The Backlash: Right-Wing Radicals, High-Def Hucksters, and Paranoid Politics in the Age of Obama is the first book about the new right-wing movement based upon extensive, in-the-field reporting. From the fall of 2009 through the spring of 2010, I traveled from the sun-baked day-laborer outposts of East Phoenix to the leafy and unlikely New England bed-and-breakfast where the radical Oath Keepers first gathered, from the opening prayers of the first National Tea Party Convention in Nashville to the closing tears of Beck's American Revival in Orlando, all with the backfire of the Knob Creek Machine Gun Shoot still ringing in my ears. I met rank-and-file, self-styled freedom fighters like Russ Murphy, the grizzled and resentful yet plucky Vietnam vet and biker who leads the Delaware 9-12 Patriots, and leaders like Rep. Paul Broun of Georgia, the most radical congressman in America, and I walked the tragic Pittsburgh cul-de-sac where a young and increasingly delusional talk-radio fanatic named Richard Poplawski gunning down three police officers in cold blood.
I saw first-hand the ways in which the anxiety generated by massive, structural unemployment in the United States and by massive cultural and demographic changes created a vortex of prejudice and fear -- some of it lamentable and some of it understandable -- and how the greatest threats to America were the hi-def hucksters who whipped these tempest-tossed masses into a frenzy, the shameless media stars who wanted ratings and fame and the cynical politicians clinging to their jobs and the circling vultures who looked at the Tea Party movement as a way to make an easy buck.

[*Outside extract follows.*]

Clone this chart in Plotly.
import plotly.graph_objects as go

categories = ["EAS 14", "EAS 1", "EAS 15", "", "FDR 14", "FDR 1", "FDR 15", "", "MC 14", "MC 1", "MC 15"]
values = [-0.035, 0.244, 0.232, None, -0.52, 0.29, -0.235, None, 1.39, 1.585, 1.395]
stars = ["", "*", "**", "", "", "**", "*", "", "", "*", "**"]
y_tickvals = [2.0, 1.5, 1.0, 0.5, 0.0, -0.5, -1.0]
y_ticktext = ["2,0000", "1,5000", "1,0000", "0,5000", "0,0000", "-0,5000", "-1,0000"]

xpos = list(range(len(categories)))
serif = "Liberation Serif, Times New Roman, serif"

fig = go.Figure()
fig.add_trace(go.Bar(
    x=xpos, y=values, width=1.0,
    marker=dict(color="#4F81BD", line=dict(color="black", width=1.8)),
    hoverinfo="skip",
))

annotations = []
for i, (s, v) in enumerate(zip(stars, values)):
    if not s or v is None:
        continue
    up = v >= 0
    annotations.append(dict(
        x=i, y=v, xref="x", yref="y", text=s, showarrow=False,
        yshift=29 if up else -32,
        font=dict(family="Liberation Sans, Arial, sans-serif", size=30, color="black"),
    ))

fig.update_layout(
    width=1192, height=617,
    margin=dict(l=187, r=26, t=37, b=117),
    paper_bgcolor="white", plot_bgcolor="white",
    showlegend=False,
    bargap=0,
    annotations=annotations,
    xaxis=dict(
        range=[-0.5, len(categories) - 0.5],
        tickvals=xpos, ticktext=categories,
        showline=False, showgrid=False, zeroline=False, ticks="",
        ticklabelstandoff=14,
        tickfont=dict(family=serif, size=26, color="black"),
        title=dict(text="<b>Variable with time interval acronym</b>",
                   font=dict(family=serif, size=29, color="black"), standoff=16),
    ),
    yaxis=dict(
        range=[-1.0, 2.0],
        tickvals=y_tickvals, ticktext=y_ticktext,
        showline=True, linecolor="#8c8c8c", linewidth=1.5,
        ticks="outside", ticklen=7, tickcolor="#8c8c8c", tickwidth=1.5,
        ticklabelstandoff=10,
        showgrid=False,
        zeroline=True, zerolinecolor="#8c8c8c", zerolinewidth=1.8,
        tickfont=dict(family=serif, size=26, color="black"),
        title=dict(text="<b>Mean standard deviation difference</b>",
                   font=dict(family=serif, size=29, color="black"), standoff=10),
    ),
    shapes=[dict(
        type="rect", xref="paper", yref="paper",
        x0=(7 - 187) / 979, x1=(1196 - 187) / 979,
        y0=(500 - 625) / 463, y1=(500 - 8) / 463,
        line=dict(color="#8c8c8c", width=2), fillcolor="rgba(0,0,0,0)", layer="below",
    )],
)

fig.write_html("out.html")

But ultimately, what lies at the heart of the backlash is that awful things that Franklin Roosevelt once described as "nameless, unreasoning, unjustified terror which paralyzes needed efforts to convert retreat into advance." America conquered those fears in 1933, but we may not be so lucky in 2010, and if we are not, the grim consequences will be more gridlocked politics, more outbreaks of senseless violence, and a threat to this nation's greatest ideals.
The Backlash is scheduled for publication on Aug. 31, 2010. But it is now available for pre-order from Amazon.com (a more complete Amazon page will be up in a couple of days).
The book's publisher is HarperCollins, which has more info here.
Please consider joining the official Facebook group for "The Backlash." You can follow Will Bunch (me!) on Facebook and on Twitter. A short online bio is located here. The home page for this blog, Attytood, is here, and this is the homepage of the Philadelphia Daily News, where I am senior writer. I am also a senior fellow for Media Matters for America.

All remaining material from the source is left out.